**RECORDS SUPPLIED**
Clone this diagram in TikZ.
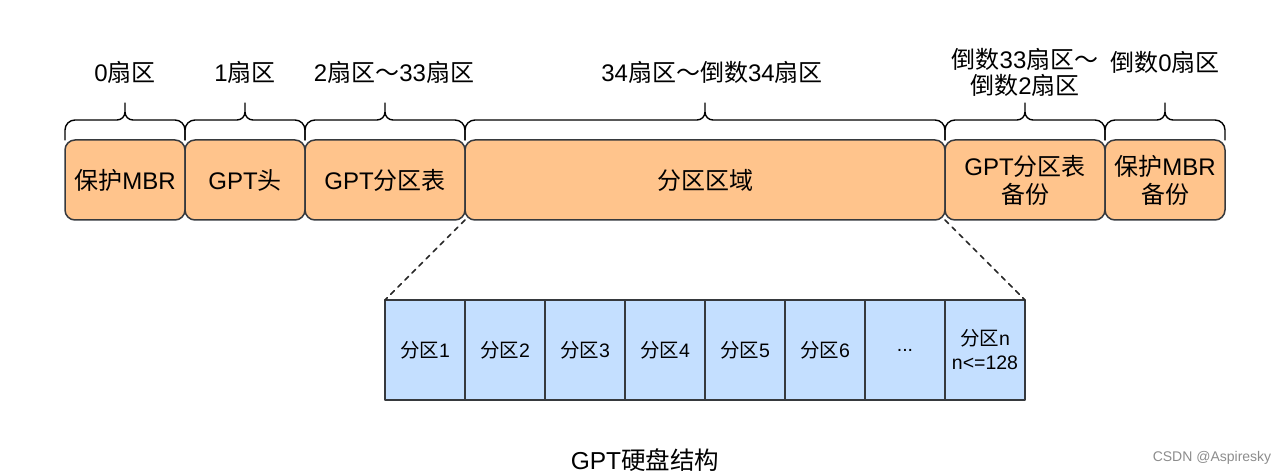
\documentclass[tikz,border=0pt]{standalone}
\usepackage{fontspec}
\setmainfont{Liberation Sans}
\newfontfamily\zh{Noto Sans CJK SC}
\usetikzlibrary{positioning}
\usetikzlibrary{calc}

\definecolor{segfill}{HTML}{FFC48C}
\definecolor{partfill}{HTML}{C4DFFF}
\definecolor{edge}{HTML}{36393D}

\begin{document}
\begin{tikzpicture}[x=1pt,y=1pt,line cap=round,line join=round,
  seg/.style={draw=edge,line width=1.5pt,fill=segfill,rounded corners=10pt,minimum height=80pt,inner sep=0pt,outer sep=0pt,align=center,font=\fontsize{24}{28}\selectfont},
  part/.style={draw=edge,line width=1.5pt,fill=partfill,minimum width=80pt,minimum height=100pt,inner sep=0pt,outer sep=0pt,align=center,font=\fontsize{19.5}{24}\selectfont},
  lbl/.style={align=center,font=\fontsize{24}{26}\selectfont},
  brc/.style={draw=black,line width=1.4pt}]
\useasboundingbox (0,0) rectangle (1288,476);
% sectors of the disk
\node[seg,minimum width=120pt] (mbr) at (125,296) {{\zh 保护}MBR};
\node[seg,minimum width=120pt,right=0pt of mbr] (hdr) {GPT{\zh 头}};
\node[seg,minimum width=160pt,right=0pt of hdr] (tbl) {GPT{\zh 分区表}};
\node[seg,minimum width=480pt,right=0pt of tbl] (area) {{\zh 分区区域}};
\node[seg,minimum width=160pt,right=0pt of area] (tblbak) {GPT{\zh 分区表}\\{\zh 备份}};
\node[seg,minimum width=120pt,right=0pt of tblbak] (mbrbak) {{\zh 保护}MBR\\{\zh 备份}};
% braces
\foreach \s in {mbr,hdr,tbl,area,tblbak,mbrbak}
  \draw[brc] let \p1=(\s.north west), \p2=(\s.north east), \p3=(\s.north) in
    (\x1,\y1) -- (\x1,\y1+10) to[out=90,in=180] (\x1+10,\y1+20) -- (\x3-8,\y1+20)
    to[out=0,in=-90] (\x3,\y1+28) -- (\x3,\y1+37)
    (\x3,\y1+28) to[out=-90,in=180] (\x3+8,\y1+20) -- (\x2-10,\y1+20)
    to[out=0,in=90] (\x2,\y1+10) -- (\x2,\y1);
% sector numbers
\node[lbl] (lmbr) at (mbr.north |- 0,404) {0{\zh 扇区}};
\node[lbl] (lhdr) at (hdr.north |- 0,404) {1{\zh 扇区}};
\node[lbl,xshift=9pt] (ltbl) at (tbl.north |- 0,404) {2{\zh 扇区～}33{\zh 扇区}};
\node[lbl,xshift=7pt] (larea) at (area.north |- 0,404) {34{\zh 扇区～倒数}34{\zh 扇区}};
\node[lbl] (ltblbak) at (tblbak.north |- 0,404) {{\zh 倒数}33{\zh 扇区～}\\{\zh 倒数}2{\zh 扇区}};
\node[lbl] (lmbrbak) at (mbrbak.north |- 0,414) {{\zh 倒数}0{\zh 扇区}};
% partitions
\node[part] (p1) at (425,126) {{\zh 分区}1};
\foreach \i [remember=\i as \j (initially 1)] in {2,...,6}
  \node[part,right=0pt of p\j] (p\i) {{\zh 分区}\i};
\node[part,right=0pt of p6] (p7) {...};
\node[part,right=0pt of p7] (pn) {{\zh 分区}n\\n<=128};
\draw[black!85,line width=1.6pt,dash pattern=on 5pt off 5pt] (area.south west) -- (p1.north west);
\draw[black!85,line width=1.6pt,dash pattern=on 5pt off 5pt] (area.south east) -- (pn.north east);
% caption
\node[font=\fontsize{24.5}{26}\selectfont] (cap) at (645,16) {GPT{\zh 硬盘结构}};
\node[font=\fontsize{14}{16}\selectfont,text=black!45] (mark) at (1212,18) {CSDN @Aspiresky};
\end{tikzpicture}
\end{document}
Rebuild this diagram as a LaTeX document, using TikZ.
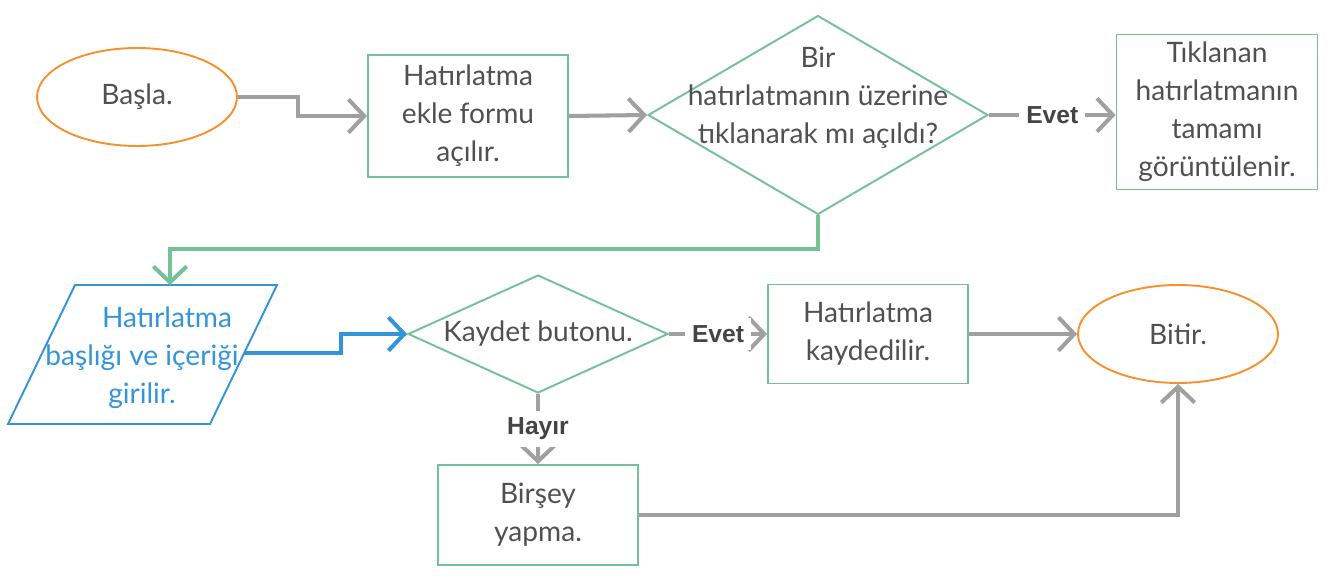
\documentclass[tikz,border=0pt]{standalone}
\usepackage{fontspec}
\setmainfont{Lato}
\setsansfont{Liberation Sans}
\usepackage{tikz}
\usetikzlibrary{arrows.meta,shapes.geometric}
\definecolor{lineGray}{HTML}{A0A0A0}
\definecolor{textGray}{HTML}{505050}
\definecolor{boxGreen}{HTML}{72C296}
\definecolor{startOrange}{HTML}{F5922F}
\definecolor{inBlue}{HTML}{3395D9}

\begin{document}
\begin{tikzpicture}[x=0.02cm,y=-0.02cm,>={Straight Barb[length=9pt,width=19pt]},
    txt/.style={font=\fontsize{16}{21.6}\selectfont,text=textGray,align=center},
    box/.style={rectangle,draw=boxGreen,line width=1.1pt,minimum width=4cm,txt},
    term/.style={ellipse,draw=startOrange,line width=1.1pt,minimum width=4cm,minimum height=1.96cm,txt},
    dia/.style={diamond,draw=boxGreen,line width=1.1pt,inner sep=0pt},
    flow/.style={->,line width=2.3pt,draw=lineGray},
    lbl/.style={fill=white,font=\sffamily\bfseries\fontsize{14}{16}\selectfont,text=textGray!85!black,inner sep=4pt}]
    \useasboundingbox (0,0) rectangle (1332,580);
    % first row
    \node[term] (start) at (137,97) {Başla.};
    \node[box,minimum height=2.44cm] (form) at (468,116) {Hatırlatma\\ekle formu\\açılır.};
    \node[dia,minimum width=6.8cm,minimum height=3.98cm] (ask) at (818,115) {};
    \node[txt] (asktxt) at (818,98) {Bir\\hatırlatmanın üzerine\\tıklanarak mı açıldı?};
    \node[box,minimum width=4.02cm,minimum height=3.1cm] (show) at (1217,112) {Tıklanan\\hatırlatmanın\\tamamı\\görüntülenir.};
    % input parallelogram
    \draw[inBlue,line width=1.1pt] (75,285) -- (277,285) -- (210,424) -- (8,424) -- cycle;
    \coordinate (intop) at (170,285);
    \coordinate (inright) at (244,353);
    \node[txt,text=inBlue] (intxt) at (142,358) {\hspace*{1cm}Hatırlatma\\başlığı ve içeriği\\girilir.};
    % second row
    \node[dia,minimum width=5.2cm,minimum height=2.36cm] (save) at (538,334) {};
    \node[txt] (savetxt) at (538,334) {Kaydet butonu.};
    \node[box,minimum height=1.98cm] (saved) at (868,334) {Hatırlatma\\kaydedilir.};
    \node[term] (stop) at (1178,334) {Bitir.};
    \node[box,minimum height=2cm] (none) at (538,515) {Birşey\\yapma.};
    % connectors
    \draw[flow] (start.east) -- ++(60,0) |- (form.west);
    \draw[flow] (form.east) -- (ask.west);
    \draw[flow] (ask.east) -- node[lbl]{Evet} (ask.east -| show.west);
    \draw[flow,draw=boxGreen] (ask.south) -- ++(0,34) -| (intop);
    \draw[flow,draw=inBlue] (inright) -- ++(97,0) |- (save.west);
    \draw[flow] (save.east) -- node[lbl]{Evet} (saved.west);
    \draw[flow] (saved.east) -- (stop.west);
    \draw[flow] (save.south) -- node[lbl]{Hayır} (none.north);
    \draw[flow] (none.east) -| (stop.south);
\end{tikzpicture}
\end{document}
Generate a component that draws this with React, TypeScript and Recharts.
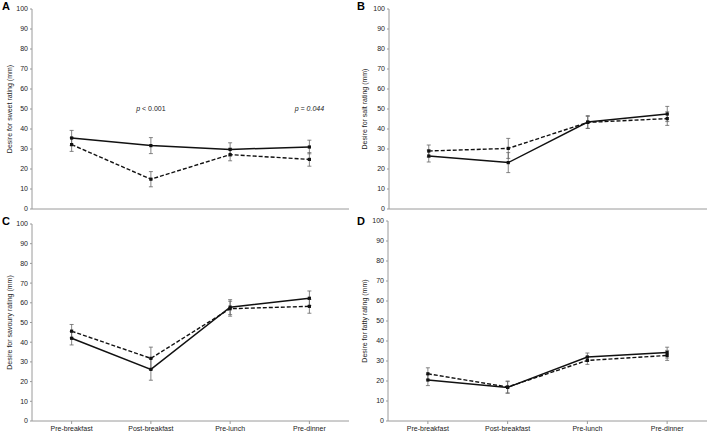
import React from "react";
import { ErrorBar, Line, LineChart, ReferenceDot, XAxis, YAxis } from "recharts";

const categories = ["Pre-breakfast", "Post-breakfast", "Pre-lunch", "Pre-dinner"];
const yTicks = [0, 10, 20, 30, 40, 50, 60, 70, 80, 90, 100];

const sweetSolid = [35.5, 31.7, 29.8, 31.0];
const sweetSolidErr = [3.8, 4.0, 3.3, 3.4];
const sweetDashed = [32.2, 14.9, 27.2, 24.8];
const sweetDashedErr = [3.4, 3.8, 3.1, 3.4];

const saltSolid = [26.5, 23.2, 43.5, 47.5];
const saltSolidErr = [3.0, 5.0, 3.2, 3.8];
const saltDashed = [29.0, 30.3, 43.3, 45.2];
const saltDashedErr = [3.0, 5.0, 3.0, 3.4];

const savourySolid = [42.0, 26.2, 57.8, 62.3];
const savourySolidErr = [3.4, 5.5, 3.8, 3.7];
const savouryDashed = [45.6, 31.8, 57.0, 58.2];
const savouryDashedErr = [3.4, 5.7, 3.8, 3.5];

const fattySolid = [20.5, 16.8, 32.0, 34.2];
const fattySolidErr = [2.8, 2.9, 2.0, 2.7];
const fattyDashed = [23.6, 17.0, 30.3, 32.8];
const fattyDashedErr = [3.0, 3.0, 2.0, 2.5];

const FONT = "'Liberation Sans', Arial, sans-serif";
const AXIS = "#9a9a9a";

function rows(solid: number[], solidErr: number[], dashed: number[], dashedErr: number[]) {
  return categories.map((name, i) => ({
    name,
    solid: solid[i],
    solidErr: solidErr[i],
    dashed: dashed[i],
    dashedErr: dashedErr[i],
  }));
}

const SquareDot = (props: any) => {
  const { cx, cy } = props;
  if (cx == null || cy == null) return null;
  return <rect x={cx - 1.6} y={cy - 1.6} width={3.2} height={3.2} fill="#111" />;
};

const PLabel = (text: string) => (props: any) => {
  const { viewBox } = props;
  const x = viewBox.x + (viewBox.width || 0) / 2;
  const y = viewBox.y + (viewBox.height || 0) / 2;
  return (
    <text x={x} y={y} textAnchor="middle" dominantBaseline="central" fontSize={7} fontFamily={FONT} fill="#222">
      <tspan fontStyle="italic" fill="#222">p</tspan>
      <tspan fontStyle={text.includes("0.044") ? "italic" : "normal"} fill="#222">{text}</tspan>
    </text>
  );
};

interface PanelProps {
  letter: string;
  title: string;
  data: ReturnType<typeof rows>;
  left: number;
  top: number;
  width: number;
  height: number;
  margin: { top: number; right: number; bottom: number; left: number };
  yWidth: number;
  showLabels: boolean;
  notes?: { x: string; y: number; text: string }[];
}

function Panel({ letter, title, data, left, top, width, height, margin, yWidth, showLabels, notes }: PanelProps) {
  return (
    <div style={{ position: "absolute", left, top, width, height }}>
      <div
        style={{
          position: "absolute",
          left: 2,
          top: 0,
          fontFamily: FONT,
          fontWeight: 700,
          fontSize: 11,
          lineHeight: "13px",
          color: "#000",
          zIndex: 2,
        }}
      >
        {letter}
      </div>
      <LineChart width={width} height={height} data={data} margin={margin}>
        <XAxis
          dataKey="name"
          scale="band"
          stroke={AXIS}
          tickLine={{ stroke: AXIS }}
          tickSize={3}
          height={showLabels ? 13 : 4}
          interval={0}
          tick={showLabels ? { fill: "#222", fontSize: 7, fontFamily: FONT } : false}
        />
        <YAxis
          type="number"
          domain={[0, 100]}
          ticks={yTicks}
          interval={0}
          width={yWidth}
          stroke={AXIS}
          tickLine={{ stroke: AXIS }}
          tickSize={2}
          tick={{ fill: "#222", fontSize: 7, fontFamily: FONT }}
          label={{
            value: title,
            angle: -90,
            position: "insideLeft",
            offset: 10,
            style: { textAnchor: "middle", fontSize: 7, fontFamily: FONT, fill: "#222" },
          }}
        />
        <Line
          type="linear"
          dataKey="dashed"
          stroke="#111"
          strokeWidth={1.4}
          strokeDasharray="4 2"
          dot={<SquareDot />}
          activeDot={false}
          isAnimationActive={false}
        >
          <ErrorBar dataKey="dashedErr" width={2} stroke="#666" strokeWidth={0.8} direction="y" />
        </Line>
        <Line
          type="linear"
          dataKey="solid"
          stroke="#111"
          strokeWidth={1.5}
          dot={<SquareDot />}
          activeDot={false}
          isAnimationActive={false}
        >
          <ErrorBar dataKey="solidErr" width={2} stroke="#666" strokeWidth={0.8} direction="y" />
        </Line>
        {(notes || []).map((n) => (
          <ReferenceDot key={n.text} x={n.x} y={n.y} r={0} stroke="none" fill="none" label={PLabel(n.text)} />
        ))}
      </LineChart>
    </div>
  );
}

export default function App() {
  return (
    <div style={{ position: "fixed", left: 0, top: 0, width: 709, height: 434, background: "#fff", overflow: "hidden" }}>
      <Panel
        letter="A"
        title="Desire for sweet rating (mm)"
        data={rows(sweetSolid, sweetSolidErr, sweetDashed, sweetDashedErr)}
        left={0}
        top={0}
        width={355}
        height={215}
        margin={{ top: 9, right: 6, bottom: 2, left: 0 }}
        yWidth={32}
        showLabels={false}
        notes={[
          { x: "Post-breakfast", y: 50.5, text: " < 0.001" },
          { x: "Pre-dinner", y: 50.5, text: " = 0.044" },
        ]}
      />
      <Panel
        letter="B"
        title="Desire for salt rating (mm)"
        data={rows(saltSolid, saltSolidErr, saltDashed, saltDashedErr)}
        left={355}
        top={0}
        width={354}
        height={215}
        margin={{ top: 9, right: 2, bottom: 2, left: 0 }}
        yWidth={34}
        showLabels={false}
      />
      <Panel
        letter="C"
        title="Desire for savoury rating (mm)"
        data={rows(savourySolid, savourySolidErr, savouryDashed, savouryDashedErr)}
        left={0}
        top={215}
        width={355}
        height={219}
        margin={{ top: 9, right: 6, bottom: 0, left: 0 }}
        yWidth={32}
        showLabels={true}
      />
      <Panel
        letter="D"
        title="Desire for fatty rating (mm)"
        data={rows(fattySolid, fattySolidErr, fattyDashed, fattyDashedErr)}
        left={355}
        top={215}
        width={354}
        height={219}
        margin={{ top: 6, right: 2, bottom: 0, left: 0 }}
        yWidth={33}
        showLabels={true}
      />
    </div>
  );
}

**TASK DETAILS**
From the data above, copy each line where the string "diagram" appears.

**WRITTEN RESPONSE**
Clone this diagram in TikZ.
Rebuild this diagram as a LaTeX document, using TikZ.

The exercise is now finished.